Rachel’s and Dave’s posts this week stirred up a lot of thought about my own coming out circa 1987 in college. Random memories won out over narrative or analysis:
I didn’t realize until later that when she kept sleeping naked with me in my bed, she wanted to be more than friends.
Sinead O’Connor was our goddess.
“I just hope you don’t molest any children” is not a supportive statement, Mum.
I happily adopted the uniform of 501s, Doc Martens, and stripy tops.
The first time was nerve wracking and rushed.
An endless menu of marches and activism formed our social hub.
After a couple of years of accompanying my gay BFF to Lesbian and Gay Society activities, it was strange to find myself attending in my own right.
I subscribed to Spare Rib and became a radical feminist in about 30 seconds.
I found myself unable to come out to my closest friends even though they were gay. I felt fraudulent switching sexuality overnight.
I took a half-seminar on Virginia Woolf before I even knew.
Gay Pride in London was the most inspiring and empowering experience I could imagine. Way to spend my 21st birthday.
It felt right to be an official social outsider. Like I’d come home.
I’ve been really digging the posts this week. Keeping a little quiet because I’m not sure how much I would have to add to this discussion besides “You go, folks”, but I really appreciate them. A couple of your random memories make me laugh and laugh, Stella.
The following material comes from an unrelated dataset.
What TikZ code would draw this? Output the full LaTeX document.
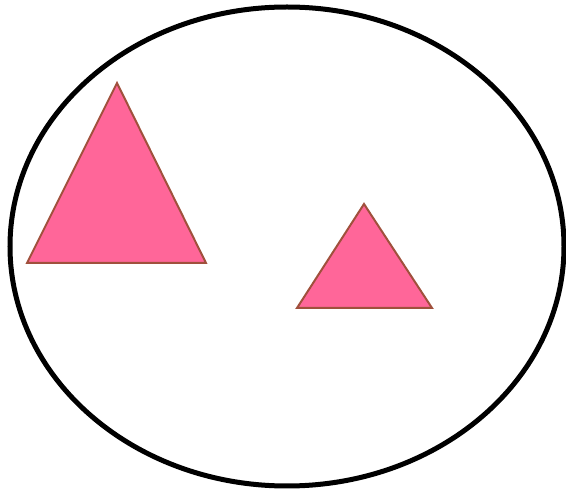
\documentclass[tikz,border=0pt]{standalone}
\begin{document}
\begin{tikzpicture}[x=1pt,y=-1pt,
  tri/.style={fill=pinkfill,draw=tribrown,line width=2pt,line join=miter},
  ring/.style={draw=black,line width=5pt}]
\definecolor{pinkfill}{HTML}{FF6699}
\definecolor{tribrown}{HTML}{A0503C}
\useasboundingbox (0,0) rectangle (566,494);
\draw[ring] (287,246.5) ellipse [x radius=277, y radius=239.5];
\draw[tri] (117,83) -- (206,263) -- (27,263) -- cycle;
\draw[tri] (364,204) -- (432,308) -- (297,308) -- cycle;
\end{tikzpicture}
\end{document}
Stella, this is so wonderful, both utterly recognizable and completely different from my own experience. Thank you for sharing it.
My earliest forays into understanding, and then trying to join, “queer culture” were so fumbling and yet enthusiastic, and often so wrong-headed (especially in high school)…you sound amazingly together in comparison.
To wit: I took my mom’s car without asking, snuck into Boston (over an hour away), and then hung around the entrance of Tower Records all afternoon, trying to muster the courage to pick up some of the free gay weeklies. Imagine the young Miss Berkowitz sitting Au Bon Pain and pretending to be an adult, trying to suss out the personal ads for the wisdom they undoubtedly held about my future (“What does ‘7″ uncut top, light BDSM, NS, hot’ mean?”)
Your idea of outsider-dom as the most comfortable place to be also makes a world of sense. Kind of makes you wonder who walks around feeling like an “insider,” and what it must be like.
Stella and Rachel, these are fantastic memories! Wow… seems like a long time ago, doesn’t it?
I had a relatively painless coming-out period, followed by anguish when my first GF decided she didn’t want to be / wasn’t gay. Then: agony. It was the mid-80s, and the only other gay people I knew of were super-political, super-butch women who fulfilled every stereotype that I didn’t want to become. (sorry, un-PC, I know. But I feared that becoming a “lesbian” meant becoming something other than what I was).
One of my happiest memories of that time was watching the film “I’ve Heard the Mermaids Singing” with a group of friends on campus. What a film! I had never seen anything like it, and have never had a more powerful experience at the movies.
This is an awesome list. I’m thinking of adopting a uniform of 501s, Docs Martens, and stripy tops.